EXERCISE DIRECTIONS.
Copy out the data below from the line containing "Output the Python script that produces this picture with seaborn" to the line containing "from matplotlib.lines import Line2D", both lines included, with all images left out.

SUPPLIED MATERIAL.
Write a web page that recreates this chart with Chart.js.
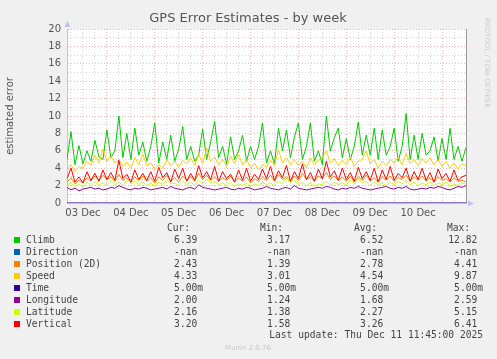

...

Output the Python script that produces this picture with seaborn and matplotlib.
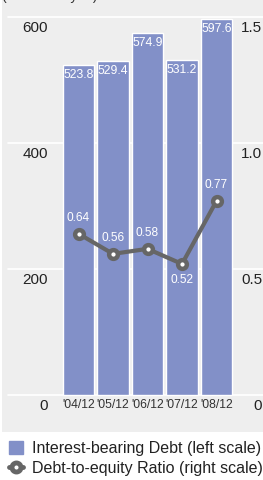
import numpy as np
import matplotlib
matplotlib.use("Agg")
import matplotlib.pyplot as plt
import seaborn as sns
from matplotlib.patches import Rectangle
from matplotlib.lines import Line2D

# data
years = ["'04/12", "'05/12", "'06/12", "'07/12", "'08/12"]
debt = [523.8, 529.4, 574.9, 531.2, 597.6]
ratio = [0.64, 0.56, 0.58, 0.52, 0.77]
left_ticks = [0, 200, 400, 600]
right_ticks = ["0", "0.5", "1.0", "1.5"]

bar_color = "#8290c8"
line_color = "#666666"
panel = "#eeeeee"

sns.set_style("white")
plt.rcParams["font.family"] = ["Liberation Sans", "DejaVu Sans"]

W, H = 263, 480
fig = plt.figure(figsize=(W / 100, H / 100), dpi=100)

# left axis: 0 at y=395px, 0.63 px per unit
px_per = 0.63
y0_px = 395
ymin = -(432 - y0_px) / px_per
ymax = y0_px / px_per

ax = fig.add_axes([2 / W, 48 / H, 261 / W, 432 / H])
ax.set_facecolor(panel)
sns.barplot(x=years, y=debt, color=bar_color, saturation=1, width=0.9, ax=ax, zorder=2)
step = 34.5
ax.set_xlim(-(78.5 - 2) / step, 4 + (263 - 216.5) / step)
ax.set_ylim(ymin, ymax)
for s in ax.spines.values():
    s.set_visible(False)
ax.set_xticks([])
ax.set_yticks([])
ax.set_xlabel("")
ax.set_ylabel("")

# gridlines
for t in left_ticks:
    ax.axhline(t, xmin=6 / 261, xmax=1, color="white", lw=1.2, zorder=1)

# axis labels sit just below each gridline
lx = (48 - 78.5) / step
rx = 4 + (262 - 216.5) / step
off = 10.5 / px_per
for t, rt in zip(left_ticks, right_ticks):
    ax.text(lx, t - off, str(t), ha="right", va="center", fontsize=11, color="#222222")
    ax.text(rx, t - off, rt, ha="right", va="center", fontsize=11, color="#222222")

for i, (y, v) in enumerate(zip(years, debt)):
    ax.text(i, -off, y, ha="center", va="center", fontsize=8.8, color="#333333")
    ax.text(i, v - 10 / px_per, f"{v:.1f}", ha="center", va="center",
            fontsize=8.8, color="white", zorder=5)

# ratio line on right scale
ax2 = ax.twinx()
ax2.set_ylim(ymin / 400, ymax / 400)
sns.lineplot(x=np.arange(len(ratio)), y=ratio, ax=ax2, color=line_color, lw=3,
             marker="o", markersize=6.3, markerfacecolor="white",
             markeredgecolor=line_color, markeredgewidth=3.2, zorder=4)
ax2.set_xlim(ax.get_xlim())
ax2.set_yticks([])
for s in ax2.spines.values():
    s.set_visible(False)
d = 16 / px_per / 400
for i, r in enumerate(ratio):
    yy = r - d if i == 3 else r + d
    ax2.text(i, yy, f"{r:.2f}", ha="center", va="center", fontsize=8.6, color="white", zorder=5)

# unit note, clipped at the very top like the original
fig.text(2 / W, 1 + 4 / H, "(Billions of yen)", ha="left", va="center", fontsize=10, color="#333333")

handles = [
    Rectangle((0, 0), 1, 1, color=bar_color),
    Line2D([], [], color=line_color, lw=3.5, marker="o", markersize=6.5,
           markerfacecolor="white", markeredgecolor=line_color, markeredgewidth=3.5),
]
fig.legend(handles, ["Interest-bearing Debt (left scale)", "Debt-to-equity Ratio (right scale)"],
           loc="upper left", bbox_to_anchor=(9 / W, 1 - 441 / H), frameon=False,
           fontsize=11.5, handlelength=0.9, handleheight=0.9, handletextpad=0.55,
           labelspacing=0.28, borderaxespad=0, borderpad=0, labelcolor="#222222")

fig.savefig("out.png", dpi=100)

* * *

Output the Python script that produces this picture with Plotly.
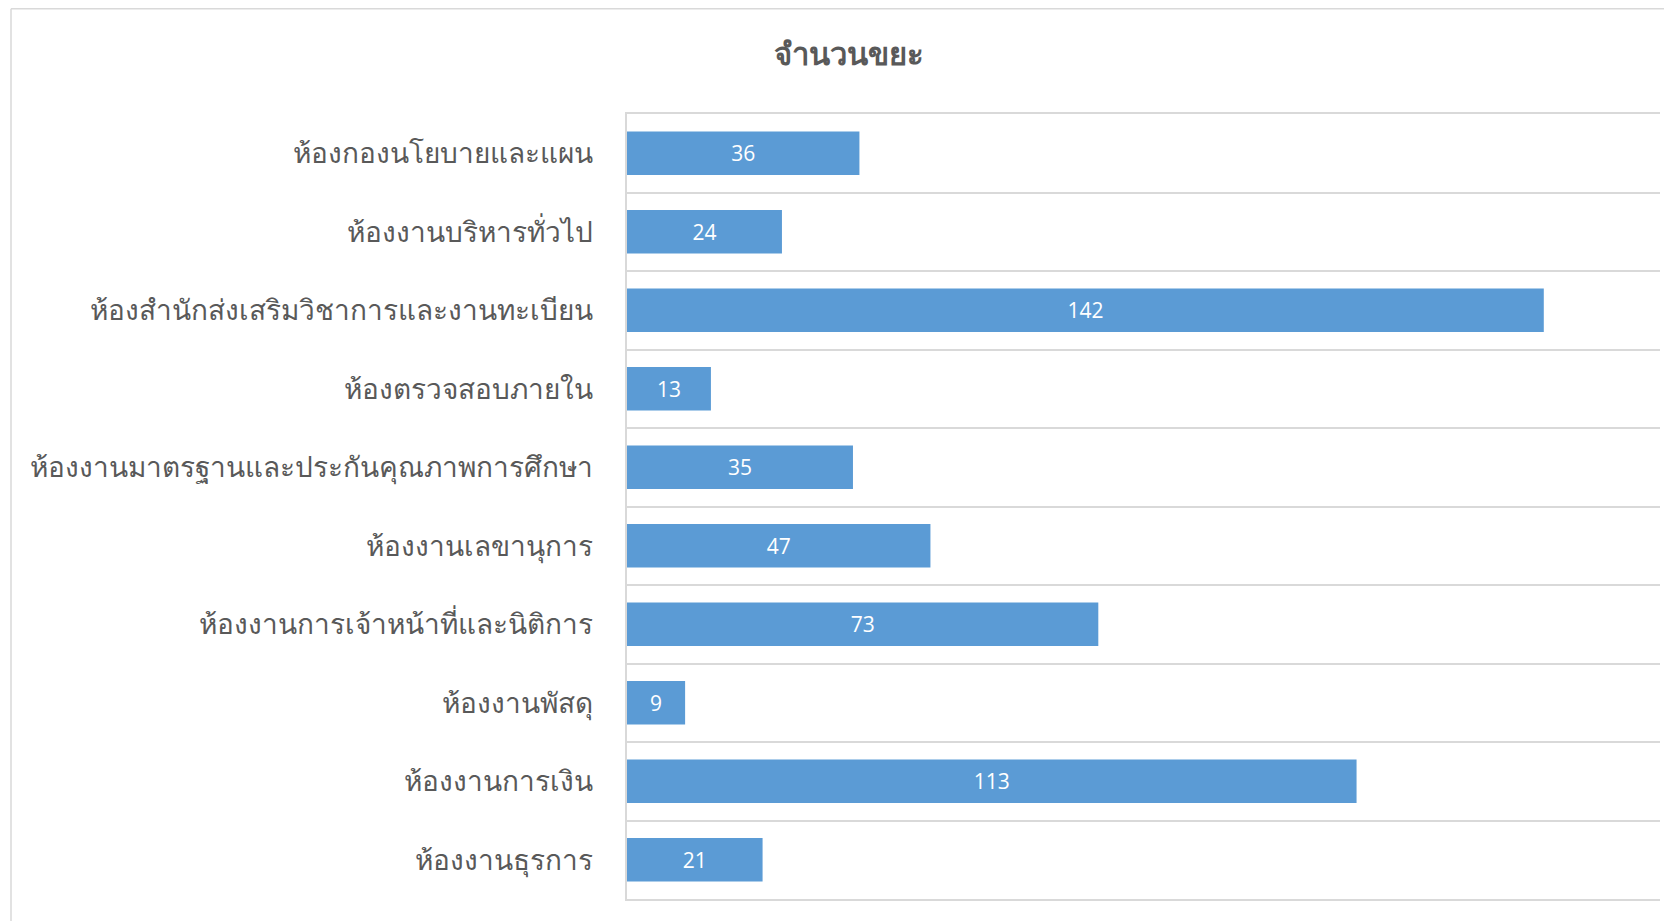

SOLUTION TO THIS PROBLEM.
Output the Python script that produces this picture with seaborn and matplotlib.
import numpy as np
import matplotlib
matplotlib.use("Agg")
import matplotlib.pyplot as plt
import seaborn as sns
from matplotlib.patches import Rectangle
from matplotlib.lines import Line2D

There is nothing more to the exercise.